Moussa Alassane Diallo, président de l’APBEF : « Il n’y a pas de risque par rapport à la gestion des dépôts des clients. » «Les clients peuvent se sentir en sécurité

1

Président Directeur Général de la Banque Nationale de Développement Agricole (BNDA), Moussa Alassane Diallo est le président en exercice de l’Association professionnelle des Banques et Etablissements Financiers du Mali (APBEF). Présent à Sélingué lors de la 3ème édition de la rencontre Banque/presse privée, Moussa A. Diallo a bien voulu répondre à nos question. Dans cet entretien exclusif, le banquier revient sur l’impact de la crise politico- sécuritaire sur les activités des banques et aussi sur le financement des entreprises. Mais, aussi, sur les perspectives qui s’ouvrent aux Banques au Mali.

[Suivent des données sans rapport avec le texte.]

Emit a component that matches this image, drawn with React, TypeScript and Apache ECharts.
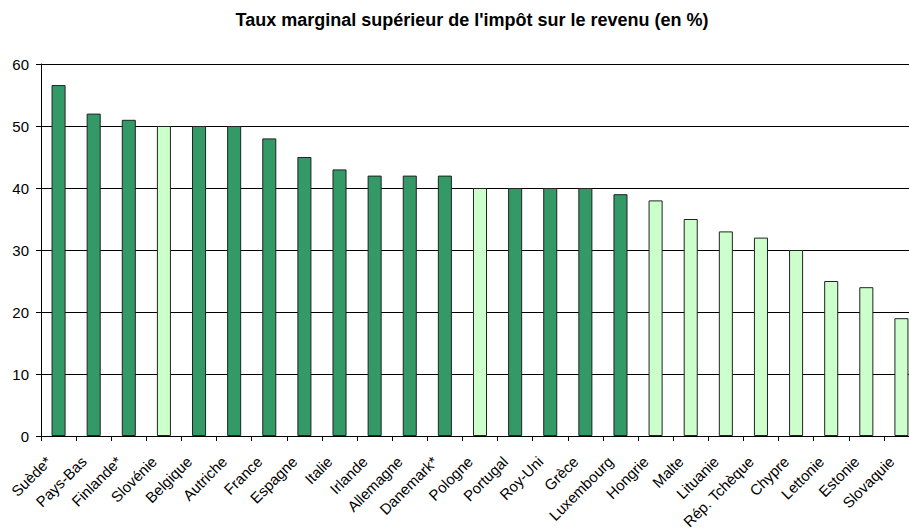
import React, { useEffect, useRef } from "react";
import * as echarts from "echarts";

const categories = [
  "Suède*", "Pays-Bas", "Finlande*", "Slovénie", "Belgique", "Autriche", "France",
  "Espagne", "Italie", "Irlande", "Allemagne", "Danemark*", "Pologne", "Portugal",
  "Roy-Uni", "Grèce", "Luxembourg", "Hongrie", "Malte", "Lituanie", "Rép. Tchèque",
  "Chypre", "Lettonie", "Estonie", "Slovaquie",
];
const values = [
  56.6, 52, 51, 50, 50, 50, 48, 45, 43, 42, 42, 42, 40, 40, 40, 40, 39, 38, 35, 33, 32, 30, 25, 24, 19,
];
const newMembers = [
  "Slovénie", "Pologne", "Hongrie", "Malte", "Lituanie", "Rép. Tchèque", "Chypre",
  "Lettonie", "Estonie", "Slovaquie",
];
const yTicks = { min: 0, max: 60, interval: 10 };
const title = "Taux marginal supérieur de l'impôt sur le revenu (en %)";

const DARK = "#339966";
const LIGHT = "#CCFFCC";
const FONT = "Liberation Sans, Arial, sans-serif";

export default function App() {
  const ref = useRef<HTMLDivElement>(null);
  useEffect(() => {
    if (!ref.current) return;
    const chart = echarts.init(ref.current, null, { renderer: "svg" });
    chart.setOption({
      animation: false,
      backgroundColor: "#ffffff",
      textStyle: { fontFamily: FONT },
      title: {
        text: title,
        left: 467,
        top: 6,
        textAlign: "center",
        textStyle: { fontSize: 18, fontWeight: "bold", color: "#000", fontFamily: FONT },
      },
      grid: {
        left: 41,
        width: 878,
        top: 64,
        height: 372,
        containLabel: false,
        outerBoundsMode: "none",
      },
      xAxis: {
        type: "category",
        data: categories,
        boundaryGap: true,
        axisLine: { lineStyle: { color: "#000", width: 1 } },
        axisTick: { show: true, length: 5, lineStyle: { color: "#000" } },
        axisLabel: {
          interval: 0,
          rotate: 45,
          margin: 13,
          padding: [0, 14, 0, 0],
          fontSize: 15,
          color: "#000",
          fontFamily: FONT,
        },
      },
      yAxis: {
        type: "value",
        min: yTicks.min,
        max: yTicks.max,
        interval: yTicks.interval,
        axisLine: { show: true, lineStyle: { color: "#000", width: 1 } },
        axisTick: { show: true, length: 5, lineStyle: { color: "#000" } },
        splitLine: { show: true, lineStyle: { color: "#000", width: 1 } },
        axisLabel: { fontSize: 15, color: "#000", margin: 12, fontFamily: FONT },
      },
      series: [
        {
          type: "bar",
          barWidth: "40%",
          data: values.map((v, i) => ({
            value: v,
            itemStyle: {
              color: newMembers.includes(categories[i]) ? LIGHT : DARK,
              borderColor: "#222",
              borderWidth: 1,
            },
          })),
        },
      ],
    });
    return () => chart.dispose();
  }, []);
  return <div ref={ref} style={{ position: "fixed", left: 0, top: 0, width: 909, height: 528 }} />;
}
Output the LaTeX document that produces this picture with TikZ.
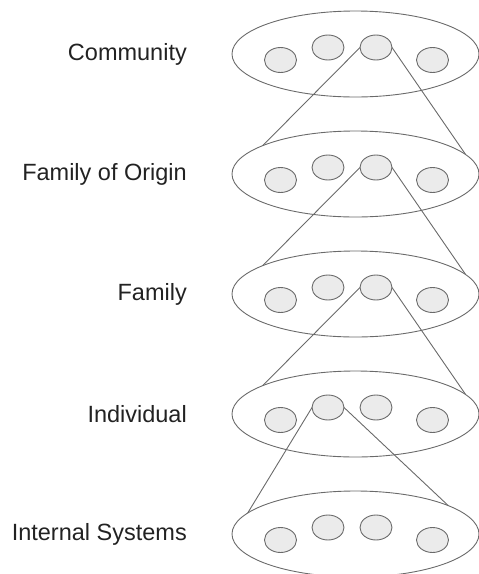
\documentclass[tikz,border=0pt]{standalone}
\usepackage{fontspec}
\setmainfont{Liberation Sans}
\usetikzlibrary{shapes.geometric}
\definecolor{linegray}{HTML}{6A6A6A}
\definecolor{dotfill}{HTML}{EBEBEB}
\definecolor{textgray}{HTML}{222222}
\begin{document}
\begin{tikzpicture}[x=1pt,y=-1pt,
  layer/.style={ellipse,draw=linegray,line width=0.9pt,inner sep=0pt,outer sep=0pt,minimum width=247pt,minimum height=86pt},
  dot/.style={ellipse,draw=linegray,fill=dotfill,line width=0.9pt,inner sep=0pt,outer sep=0pt,minimum width=32pt,minimum height=25pt},
  lbl/.style={anchor=east,inner sep=0pt,text=textgray,font=\fontsize{23.5}{28}\selectfont},
  link/.style={draw=linegray,line width=0.9pt}]
\useasboundingbox (0,0) rectangle (479,574);
\foreach \i/\y/\t in {1/54/Community,2/174/Family of Origin,3/294/Family,4/414/Individual,5/534/Internal Systems}{
  \node[layer] (E\i) at (355.5,\y) {};
  \node[dot] (c\i1) at (280.5,\y+6) {};
  \node[dot] (c\i2) at (328,\y-6.5) {};
  \node[dot] (c\i3) at (376,\y-6.5) {};
  \node[dot] (c\i4) at (432.5,\y+6) {};
  \node[lbl] (L\i) at (187,\y) {\t};
}
\draw[link] (c13.west) -- (E2.163.7);
\draw[link] (c13.east) -- (E2.10.7);
\draw[link] (c23.west) -- (E3.163.7);
\draw[link] (c23.east) -- (E3.10.7);
\draw[link] (c33.west) -- (E4.163.7);
\draw[link] (c33.east) -- (E4.10.7);
\draw[link] (c42.west) -- (E5.169.2);
\draw[link] (c42.east) -- (E5.17.6);
\end{tikzpicture}
\end{document}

Moussa Alassane Diallo Président de l’Association Professionnelle des Banques et Etablissements Financiers du Mali (APBEF)
Moussa Alassane Diallo Président de l’Association Professionnelle des Banques et Etablissements Financiers du Mali (APBEF)

Le Pouce : Quel a été l’impact de la crise politico- sécuritaire sur les activités des banques et aussi sur le financement des entreprises ?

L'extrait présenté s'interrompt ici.